──────── MATERIAL ────────

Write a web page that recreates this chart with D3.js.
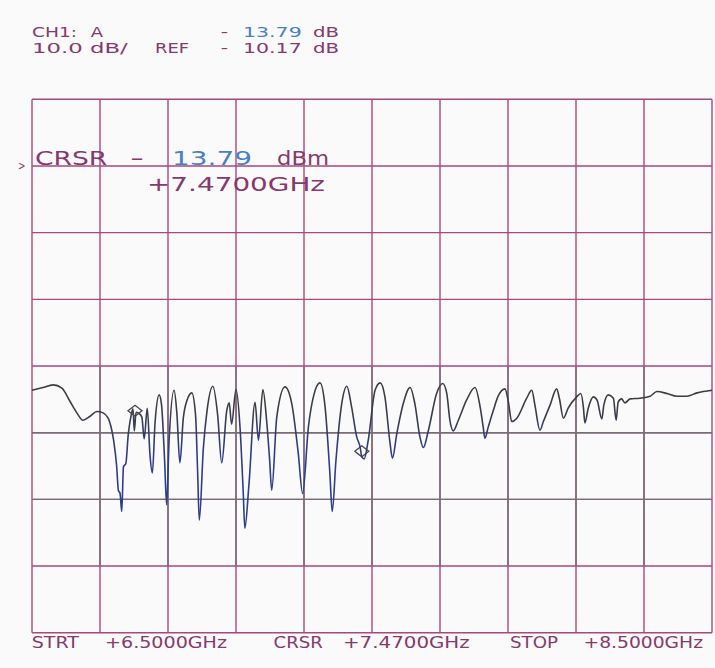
<!DOCTYPE html>
<html>
<head>
<meta charset="utf-8">
<script src="https://cdn.jsdelivr.net/npm/d3@7/dist/d3.min.js"></script>
<style>
  html, body { margin: 0; padding: 0; background: #fbfafb; }
  svg { display: block; }
  text { font-family: "DejaVu Sans", sans-serif; }
</style>
</head>
<body>
<svg id="plot" width="715" height="668"></svg>
<script>
// Sweep settings of channel 1
const startGHz = 6.5;
const stopGHz = 8.5;
const cursorGHz = 7.47;
const cursorDb = -13.79;
const refDb = -10.17;
const dbPerDiv = 10;
const refLineFromTop = 5;   // reference level sits five divisions below the top
const divisionsX = 10;
const divisionsY = 8;

// Measured trace: frequency (GHz) and level (dB)
const freqGHz = [
  6.500, 6.532, 6.562, 6.588, 6.612, 6.632, 6.650, 6.671, 6.691, 6.709,
  6.724, 6.732, 6.740, 6.749, 6.754, 6.759, 6.764, 6.769, 6.776, 6.783,
  6.790, 6.797, 6.801, 6.806, 6.812, 6.823, 6.830, 6.839, 6.847, 6.854,
  6.862, 6.874, 6.881, 6.890, 6.896, 6.903, 6.918, 6.926, 6.935, 6.945,
  6.956, 6.970, 6.981, 6.987, 6.992, 7.004, 7.015, 7.032, 7.046, 7.058,
  7.073, 7.080, 7.087, 7.100, 7.112, 7.121, 7.126, 7.138, 7.156, 7.166,
  7.179, 7.190, 7.199, 7.205, 7.220, 7.244, 7.264, 7.283, 7.296, 7.313,
  7.329, 7.347, 7.362, 7.376, 7.383, 7.394, 7.411, 7.426, 7.440, 7.455,
  7.465, 7.470, 7.477, 7.489, 7.509, 7.524, 7.538, 7.553, 7.560, 7.573,
  7.592, 7.612, 7.626, 7.641, 7.651, 7.666, 7.690, 7.708, 7.720, 7.729,
  7.739, 7.754, 7.778, 7.803, 7.818, 7.827, 7.832, 7.842, 7.857, 7.871,
  7.891, 7.901, 7.911, 7.926, 7.955, 7.970, 7.979, 7.994, 8.004, 8.024,
  8.043, 8.051, 8.063, 8.077, 8.102, 8.114, 8.122, 8.126, 8.136, 8.151,
  8.162, 8.176, 8.182, 8.195, 8.210, 8.218, 8.224, 8.234, 8.244, 8.259,
  8.288, 8.318, 8.338, 8.368, 8.397, 8.426, 8.456, 8.500
];
const levelDb = [
  -3.8, -3.4, -3.0, -3.5, -5.5, -7.2, -8.3, -7.7, -7.0, -7.2,
  -8.0, -9.2, -11.3, -15.2, -18.8, -19.3, -22.0, -15.3, -14.8, -10.5,
  -8.0, -6.6, -9.9, -7.1, -7.2, -7.8, -11.1, -6.5, -13.5, -16.2,
  -8.6, -4.5, -6.0, -14.3, -21.0, -11.6, -3.8, -7.2, -14.7, -8.0,
  -5.3, -4.2, -7.5, -15.8, -23.3, -12.5, -6.8, -3.2, -7.5, -14.7,
  -6.8, -5.7, -8.9, -3.7, -9.5, -18.8, -24.5, -18.0, -5.6, -11.3,
  -3.7, -8.3, -14.3, -18.8, -7.8, -3.3, -5.8, -13.2, -19.3, -9.3,
  -4.5, -2.7, -6.3, -16.2, -22.0, -14.3, -5.8, -3.2, -6.3, -10.8,
  -12.3, -13.79, -14.1, -11.3, -3.8, -2.7, -4.8, -11.7, -14.0, -10.3,
  -5.8, -3.4, -5.8, -10.8, -12.4, -9.8, -4.3, -2.8, -4.3, -8.3,
  -9.9, -8.3, -5.3, -3.4, -6.3, -9.3, -11.0, -9.3, -6.8, -4.7,
  -3.6, -5.5, -8.5, -8.0, -5.0, -3.8, -6.0, -9.8, -8.5, -6.0,
  -3.6, -5.0, -8.0, -6.5, -4.8, -4.3, -6.5, -8.7, -6.5, -4.8,
  -5.3, -8.1, -6.0, -4.5, -5.0, -8.3, -5.6, -5.1, -5.7, -5.1,
  -5.0, -4.7, -4.0, -4.3, -4.7, -4.7, -4.2, -3.8
];

// Marker positions on the trace (active cursor and a second marker)
const markerGHz = [7.47, 6.803];
const markerDb = [-13.79, -7.7];

const fmtDb = d3.format(".2f");
const fmtGHz = g => "+" + d3.format(".4f")(g) + "GHz";

const svg = d3.select("#plot");
const plotLeft = 32, plotRight = 712, plotTop = 99.3, plotBottom = 632.7;

const topDb = refDb + refLineFromTop * dbPerDiv;
const bottomDb = topDb - divisionsY * dbPerDiv;

const x = d3.scaleLinear().domain([startGHz, stopGHz]).range([plotLeft, plotRight]);
const y = d3.scaleLinear().domain([bottomDb, topDb]).range([plotBottom, plotTop]);

const gridMagenta = "#a6497c";
const gridGray = "#737076";
const textMagenta = "#86396c";
const textBlue = "#4a7fc3";

const xLines = d3.range(divisionsX + 1).map(i => startGHz + i * (stopGHz - startGHz) / divisionsX);
const yLines = d3.range(divisionsY + 1).map(i => bottomDb + i * dbPerDiv);

const grid = svg.append("g").attr("fill", "none").attr("stroke-width", 1.4);

// vertical graticule lines
grid.selectAll("line.v").data(xLines).join("line")
  .attr("class", "v")
  .attr("x1", d => x(d)).attr("x2", d => x(d))
  .attr("y1", y(topDb)).attr("y2", y(bottomDb))
  .attr("stroke", gridMagenta);

// horizontal graticule lines
grid.selectAll("line.h").data(yLines).join("line")
  .attr("class", "h")
  .attr("x1", x(startGHz)).attr("x2", x(stopGHz))
  .attr("y1", d => y(d)).attr("y2", d => y(d))
  .attr("stroke", gridMagenta);

// the band around the trace is printed in gray
const bandTop = topDb - (refLineFromTop - 1) * dbPerDiv;
const bandBottom = refDb - 2 * dbPerDiv;
grid.selectAll("line.vb").data(xLines.slice(1, -1)).join("line")
  .attr("class", "vb")
  .attr("x1", d => x(d)).attr("x2", d => x(d))
  .attr("y1", y(bandTop) + 0.8).attr("y2", y(bandBottom) - 0.8)
  .attr("stroke", gridGray);
grid.selectAll("line.hb").data([refDb, refDb - dbPerDiv]).join("line")
  .attr("class", "hb")
  .attr("x1", x(startGHz) + 0.8).attr("x2", x(stopGHz) - 0.8)
  .attr("y1", d => y(d)).attr("y2", d => y(d))
  .attr("stroke", gridGray);

// trace colour shifts from dark gray to blue towards the deep notches
const defs = svg.append("defs");
const grad = defs.append("linearGradient")
  .attr("id", "traceInk")
  .attr("gradientUnits", "userSpaceOnUse")
  .attr("x1", 0).attr("x2", 0)
  .attr("y1", y(-6)).attr("y2", y(-14));
grad.append("stop").attr("offset", 0).attr("stop-color", "#3c3c40");
grad.append("stop").attr("offset", 1).attr("stop-color", "#2c3c8e");

const points = freqGHz.map((f, i) => [f, levelDb[i]]);
const line = d3.line()
  .x(d => x(d[0]))
  .y(d => y(d[1]))
  .curve(d3.curveMonotoneX);

svg.append("path")
  .datum(points)
  .attr("d", line)
  .attr("fill", "none")
  .attr("stroke", "url(#traceInk)")
  .attr("stroke-width", 1.6)
  .attr("stroke-linejoin", "round");

// diamond markers, bottom tip on the trace
svg.append("g").selectAll("path").data(markerGHz).join("path")
  .attr("d", (f, i) => {
    const px = x(f), py = y(markerDb[i]);
    return `M${px},${py} L${px + 7},${py - 5.5} L${px},${py - 11} L${px - 7},${py - 5.5} Z`;
  })
  .attr("fill", "none")
  .attr("stroke", "#45454c")
  .attr("stroke-width", 1.3);

// text helper
function label(str, x0, yb, len, size, color) {
  svg.append("text")
    .attr("x", x0).attr("y", yb)
    .attr("font-size", size)
    .attr("fill", color)
    .attr("textLength", len)
    .attr("lengthAdjust", "spacingAndGlyphs")
    .text(str);
}

const sign = v => (v < 0 ? "-" : "+");

// header: channel, scale, reference
label("CH1:", 32, 37.3, 45, 14.5, textMagenta);
label("A", 90.7, 37.3, 12.3, 14.5, textMagenta);
label(sign(cursorDb), 220.7, 37.3, 7.3, 14.5, textMagenta);
label(fmtDb(Math.abs(cursorDb)), 243, 37.3, 58.7, 14.5, textBlue);
label("dB", 313, 37.3, 26, 14.5, textMagenta);

label(d3.format(".1f")(dbPerDiv) + " dB/", 32, 53.3, 95.7, 14.5, textMagenta);
label("REF", 155, 53.3, 34, 14.5, textMagenta);
label(sign(refDb), 220.7, 53.3, 7.3, 14.5, textMagenta);
label(fmtDb(Math.abs(refDb)), 243, 53.3, 58.7, 14.5, textMagenta);
label("dB", 313, 53.3, 26, 14.5, textMagenta);

// reference position pointer
label(">", 18, 170, 7.5, 12, textMagenta);

// cursor readout
label("CRSR", 35, 164.5, 72.3, 20, textMagenta);
label(sign(cursorDb), 130, 164.5, 14, 20, textMagenta);
label(fmtDb(Math.abs(cursorDb)), 172, 164.5, 80, 19, textBlue);
label("dBm", 277, 164.5, 52, 20, textMagenta);
label(fmtGHz(cursorGHz), 147, 190.5, 178, 20, textMagenta);

// sweep annotation below the graticule
label("STRT", 31.7, 647.7, 47.3, 15, textMagenta);
label(fmtGHz(startGHz), 105, 647.7, 122, 15, textMagenta);
label("CRSR", 273.6, 647.7, 49.2, 15, textMagenta);
label(fmtGHz(cursorGHz), 343, 647.7, 126.7, 15, textMagenta);
label("STOP", 510, 647.7, 48, 15, textMagenta);
label(fmtGHz(stopGHz), 583.5, 647.7, 119.5, 15, textMagenta);
</script>
</body>
</html>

────────

**SET PROBLEM:** Without the pictures, return the listing above from its first line through the line that has "const divisionsY = 8;".

**ANSWER:**
Write a web page that recreates this chart with D3.js.
<!DOCTYPE html>
<html>
<head>
<meta charset="utf-8">
<script src="https://cdn.jsdelivr.net/npm/d3@7/dist/d3.min.js"></script>
<style>
  html, body { margin: 0; padding: 0; background: #fbfafb; }
  svg { display: block; }
  text { font-family: "DejaVu Sans", sans-serif; }
</style>
</head>
<body>
<svg id="plot" width="715" height="668"></svg>
<script>
// Sweep settings of channel 1
const startGHz = 6.5;
const stopGHz = 8.5;
const cursorGHz = 7.47;
const cursorDb = -13.79;
const refDb = -10.17;
const dbPerDiv = 10;
const refLineFromTop = 5;   // reference level sits five divisions below the top
const divisionsX = 10;
const divisionsY = 8;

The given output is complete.